• _Written request_: In the lines below, output everything from the first line through the line containing "axisX = 394.5;" exactly as it is. Pictures are not part of the output.
------ Recorded data ------
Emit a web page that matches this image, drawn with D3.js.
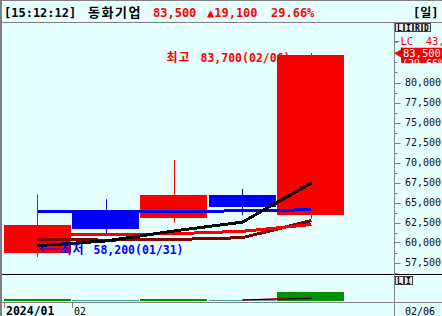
<!DOCTYPE html>
<html>
<head>
<meta charset="utf-8">
<script src="https://cdn.jsdelivr.net/npm/d3@7"></script>
<style>
  body { margin: 0; background: #e6ffff; }
  svg { display: block; }
  text { font-family: "DejaVu Sans Mono", "Noto Sans CJK KR", monospace; white-space: pre; }
</style>
</head>
<body>
<div id="chart"></div>
<script>
"use strict";

// daily candles 01/31 ~ 02/06
let dates  = ["01/31", "02/01", "02/02", "02/05", "02/06"];
let opens  = [58700, 63900, 63000, 65900, 63500];
let highs  = [66000, 65400, 70300, 66700, 83700];
let lows   = [58200, 61100, 62500, 63400, 63000];
let closes = [62200, 61600, 65900, 64400, 83500];

// moving averages
let ma5   = [59600, 60200, 61450, 62550, 67450];
let ma20  = [60950, 60970, 61100, 61400, 62250];
let ma60  = [60400, 60300, 60380, 60600, 62750];
let ma120 = [63900, 63900, 63900, 63950, 64100];

// volume + volume averages
let volumes = [280000, 150000, 260000, 150000, 1050000];
let volMa5  = [null, null, null, 130000, 300000];
let volMa20 = [null, null, null, 110000, 440000];

// axis labels
let priceTicks = [57500, 60000, 62500, 65000, 67500, 70000, 72500, 75000, 77500, 80000];
let dateTicks = ["2024/01", "02"];
let lastDateLabel = "02/06";

// header texts
let headerTime = "[15:12:12]";
let stockName = "동화기업";
let lastPrice = "83,500";
let change = "▲19,100";
let changeRate = "29.66%";
let period = "[일]";

let red = "#f80000",
    blue = "#0000ff",
    darkRed = "#800000",
    gray = "#808080";

var width = 442,
    height = 316,
    axisX = 394.5;

var candles = dates.map(function(d, i) {
  return { date: d, o: opens[i], h: highs[i], l: lows[i], c: closes[i], v: volumes[i] };
});

var x = d3.scaleBand()
  .domain(dates)
  .range([3.5, 344.5])
  .paddingInner(0.02);

var y = d3.scaleLinear()
  .domain([57500, 80000])
  .range([262.5, 82.5]);

var yVol = d3.scaleLinear()
  .domain([0, 3000000])
  .range([301, 275]);

var cx = function(d) { return Math.round(x(d) + x.bandwidth() / 2) + 0.5; };
var fmt = d3.format(",");

var svg = d3.select('#chart').append('svg')
  .attr('width', width)
  .attr('height', height)
  .style('background', '#e6ffff');

svg.append('clipPath').attr('id', 'plotClip')
  .append('rect').attr('x', 2).attr('y', 23).attr('width', axisX - 2).attr('height', 251);

//HEADER
svg.append('rect')
  .attr('x', 0.5).attr('y', 0.5)
  .attr('width', width).attr('height', 22)
  .attr('fill', '#e6ffff')
  .attr('stroke', gray);

var header = [
  { t: headerTime, x: 4, c: "#000" },
  { t: stockName, x: 88, c: "#000", kr: true },
  { t: lastPrice, x: 153, c: "#ff0000" },
  { t: change, x: 207, c: "#ff0000" },
  { t: changeRate, x: 271, c: "#ff0000" },
  { t: period, x: 413, c: "#000" }
];

svg.selectAll('text.header').data(header)
  .enter().append('text')
    .attr('class', 'header')
    .attr('x', function(d) { return d.x; })
    .attr('y', 16.5)
    .attr('fill', function(d) { return d.c; })
    .style('font-size', function(d) { return d.kr ? '13px' : '12px'; })
    .style('font-weight', 'bold')
    .style('letter-spacing', function(d) { return d.kr ? '1.5px' : '0px'; })
    .text(function(d) { return d.t; });

// left frame
svg.append('line')
  .attr('x1', 1).attr('x2', 1).attr('y1', 0).attr('y2', height)
  .attr('stroke', gray).attr('stroke-width', 2);

//PRICE PANE
var plot = svg.append('g').attr('clip-path', 'url(#plotClip)');

// wicks
plot.selectAll('line.wick').data(candles)
  .enter().append('line')
    .attr('x1', function(d) { return cx(d.date); })
    .attr('x2', function(d) { return cx(d.date); })
    .attr('y1', function(d) { return y(d.h); })
    .attr('y2', function(d) { return y(d.l); })
    .attr('stroke', function(d) { return d.c >= d.o ? red : blue; })
    .attr('stroke-width', 1);

// annotation texts (under the candles)
var hiIdx = d3.maxIndex(highs),
    loIdx = d3.minIndex(lows);

var hx = cx(dates[hiIdx]), hy = y(highs[hiIdx]);
plot.append('text')
  .attr('x', hx - 145).attr('y', hy + 9)
  .attr('fill', '#ff0000')
  .style('font-size', '12px').style('font-weight', 'bold').style('letter-spacing', '1px')
  .text("최고");
plot.append('text')
  .attr('x', hx - 111).attr('y', hy + 9)
  .attr('fill', '#ff0000')
  .style('font-size', '11.5px').style('font-weight', 'bold')
  .text(fmt(highs[hiIdx]) + "(" + dates[hiIdx] + ")");

// bodies
plot.selectAll('rect.body').data(candles)
  .enter().append('rect')
    .attr('x', function(d) { return Math.round(x(d.date)); })
    .attr('width', Math.round(x.bandwidth()))
    .attr('y', function(d) { return Math.round(y(Math.max(d.o, d.c))); })
    .attr('height', function(d) { return Math.max(1, Math.round(y(Math.min(d.o, d.c)) - y(Math.max(d.o, d.c)))); })
    .style('fill', function(d) { return d.c >= d.o ? red : blue; });

// moving average lines
var maLine = d3.line()
  .x(function(d, i) { return cx(dates[i]); })
  .y(function(d) { return y(d); });

var maSeries = [
  { values: ma120, color: blue },
  { values: ma60, color: darkRed },
  { values: ma20, color: red },
  { values: ma5, color: "#000" }
];

plot.selectAll('path.ma').data(maSeries)
  .enter().append('path')
    .attr('d', function(d) { return maLine(d.values); })
    .attr('fill', 'none')
    .attr('stroke', function(d) { return d.color; })
    .attr('stroke-width', 3)
    .attr('shape-rendering', 'crispEdges');

// low annotation
var lx = cx(dates[loIdx]), ly = y(lows[loIdx]);
plot.append('path')
  .attr('d', d3.line()([[lx + 23, ly - 8], [lx + 3, ly - 8], [lx + 7, ly - 11], [lx + 3, ly - 8], [lx + 7, ly - 5]]))
  .attr('fill', 'none')
  .attr('stroke', blue);
plot.append('text')
  .attr('x', lx + 23).attr('y', ly - 3)
  .attr('fill', blue)
  .style('font-size', '12px').style('font-weight', 'bold').style('letter-spacing', '1px')
  .text("최저");
plot.append('text')
  .attr('x', lx + 56).attr('y', ly - 3)
  .attr('fill', blue)
  .style('font-size', '11.5px').style('font-weight', 'bold')
  .text(fmt(lows[loIdx]) + "(" + dates[loIdx] + ")");

// pane separator
svg.append('line')
  .attr('x1', 2).attr('x2', width).attr('y1', 274.5).attr('y2', 274.5)
  .attr('stroke', '#000');

//VOLUME PANE
svg.selectAll('rect.vol').data(candles)
  .enter().append('rect')
    .attr('x', function(d) { return Math.round(x(d.date)); })
    .attr('width', Math.round(x.bandwidth()))
    .attr('y', function(d) { return Math.round(yVol(d.v)); })
    .attr('height', function(d) { return Math.round(yVol(0) - yVol(d.v)); })
    .style('fill', function(d) { return d.c >= d.o ? '#009000' : '#48a0a0'; });

var volLine = d3.line()
  .defined(function(d) { return d != null; })
  .x(function(d, i) { return cx(dates[i]); })
  .y(function(d) { return yVol(d); });

svg.append('path').attr('d', volLine(volMa20))
  .attr('fill', 'none').attr('stroke', '#ff0000').attr('stroke-width', 1);
svg.append('path').attr('d', volLine(volMa5))
  .attr('fill', 'none').attr('stroke', '#000').attr('stroke-width', 1);

//DATE AXIS
svg.append('line')
  .attr('x1', 2).attr('x2', width).attr('y1', 302.5).attr('y2', 302.5)
  .attr('stroke', gray);

svg.selectAll('line.dtick').data(dateTicks)
  .enter().append('line')
    .attr('x1', function(d, i) { return Math.round(x(dates[i])) + 0.5; })
    .attr('x2', function(d, i) { return Math.round(x(dates[i])) + 0.5; })
    .attr('y1', 302).attr('y2', 308)
    .attr('stroke', gray);

svg.selectAll('text.dlabel').data(dateTicks)
  .enter().append('text')
    .attr('x', function(d, i) { return Math.round(x(dates[i])) + 2; })
    .attr('y', 314.5)
    .attr('fill', '#000')
    .style('font-size', function(d, i) { return i == 0 ? '11.5px' : '10px'; })
    .style('font-weight', function(d, i) { return i == 0 ? 'bold' : 'normal'; })
    .text(function(d) { return d; });

svg.append('text')
  .attr('x', 405).attr('y', 314.5)
  .attr('fill', '#000')
  .style('font-size', '10px')
  .text(lastDateLabel);

//PRICE AXIS
svg.append('line')
  .attr('x1', axisX).attr('x2', axisX).attr('y1', 22).attr('y2', height)
  .attr('stroke', gray);

var minorTicks = d3.range(56250, 85001, 1250);
svg.selectAll('line.ptick').data(minorTicks)
  .enter().append('line')
    .attr('x1', axisX)
    .attr('x2', function(d) { return priceTicks.indexOf(d) >= 0 ? axisX + 6 : axisX + 3; })
    .attr('y1', function(d) { return Math.round(y(d)) + 0.5; })
    .attr('y2', function(d) { return Math.round(y(d)) + 0.5; })
    .attr('stroke', gray);

svg.selectAll('text.plabel').data(priceTicks)
  .enter().append('text')
    .attr('x', 405)
    .attr('y', function(d) { return y(d) + 3.5; })
    .attr('fill', '#111')
    .style('font-size', '10px')
    .text(function(d) { return fmt(d); });

// LC line text
svg.append('line')
  .attr('x1', axisX).attr('x2', axisX + 5).attr('y1', 41.5).attr('y2', 41.5)
  .attr('stroke', gray);
svg.append('text')
  .attr('x', 400.5).attr('y', 44.5)
  .attr('fill', '#ff0000')
  .style('font-size', '10.5px')
  .text("LC  43,2");

// current price tag
var tagY = y(closes[closes.length - 1]);
svg.append('clipPath').attr('id', 'tagClip')
  .append('rect').attr('x', 401).attr('y', tagY - 7).attr('width', 41).attr('height', 15.5);
svg.append('path')
  .attr('d', d3.line()([[axisX, tagY - 1], [401, tagY - 5], [401, tagY + 3]]))
  .attr('fill', red);
var tag = svg.append('g').attr('clip-path', 'url(#tagClip)');
tag.append('rect')
  .attr('x', 401).attr('y', tagY - 7).attr('width', 41).attr('height', 16)
  .attr('fill', red);
tag.append('text')
  .attr('x', 403).attr('y', tagY + 2)
  .attr('fill', '#fff')
  .style('font-size', '10.5px')
  .text(lastPrice);
tag.append('text')
  .attr('x', 402).attr('y', tagY + 12.5)
  .attr('fill', '#fff')
  .style('font-size', '10px')
  .text("(" + changeRate);
svg.append('line')
  .attr('x1', 401.5).attr('x2', 401.5).attr('y1', tagY - 7).attr('y2', tagY - 1)
  .attr('stroke', blue);

// small L I R D buttons
function buttons(labels, bx, by) {
  var g = svg.append('g');
  g.selectAll('rect').data(labels)
    .enter().append('rect')
      .attr('x', function(d, i) { return bx + i * 9 + 0.5; })
      .attr('y', by + 0.5)
      .attr('width', 8).attr('height', 8)
      .attr('fill', '#e8e8e8')
      .attr('stroke', '#404040');
  g.selectAll('text').data(labels)
    .enter().append('text')
      .attr('x', function(d, i) { return bx + i * 9 + 4.5; })
      .attr('y', by + 7.5)
      .attr('text-anchor', 'middle')
      .attr('fill', '#000')
      .style('font-size', '8px')
      .style('font-weight', 'bold')
      .text(function(d) { return d; });
}
buttons(["L", "I", "R", "D"], 395, 23);
buttons(["L", "I"], 395, 276);

</script>
</body>
</html>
------
• _Reply_:
Emit a web page that matches this image, drawn with D3.js.
<!DOCTYPE html>
<html>
<head>
<meta charset="utf-8">
<script src="https://cdn.jsdelivr.net/npm/d3@7"></script>
<style>
  body { margin: 0; background: #e6ffff; }
  svg { display: block; }
  text { font-family: "DejaVu Sans Mono", "Noto Sans CJK KR", monospace; white-space: pre; }
</style>
</head>
<body>
<div id="chart"></div>
<script>
"use strict";

// daily candles 01/31 ~ 02/06
let dates  = ["01/31", "02/01", "02/02", "02/05", "02/06"];
let opens  = [58700, 63900, 63000, 65900, 63500];
let highs  = [66000, 65400, 70300, 66700, 83700];
let lows   = [58200, 61100, 62500, 63400, 63000];
let closes = [62200, 61600, 65900, 64400, 83500];

// moving averages
let ma5   = [59600, 60200, 61450, 62550, 67450];
let ma20  = [60950, 60970, 61100, 61400, 62250];
let ma60  = [60400, 60300, 60380, 60600, 62750];
let ma120 = [63900, 63900, 63900, 63950, 64100];

// volume + volume averages
let volumes = [280000, 150000, 260000, 150000, 1050000];
let volMa5  = [null, null, null, 130000, 300000];
let volMa20 = [null, null, null, 110000, 440000];

// axis labels
let priceTicks = [57500, 60000, 62500, 65000, 67500, 70000, 72500, 75000, 77500, 80000];
let dateTicks = ["2024/01", "02"];
let lastDateLabel = "02/06";

// header texts
let headerTime = "[15:12:12]";
let stockName = "동화기업";
let lastPrice = "83,500";
let change = "▲19,100";
let changeRate = "29.66%";
let period = "[일]";

let red = "#f80000",
    blue = "#0000ff",
    darkRed = "#800000",
    gray = "#808080";

var width = 442,
    height = 316,
    axisX = 394.5;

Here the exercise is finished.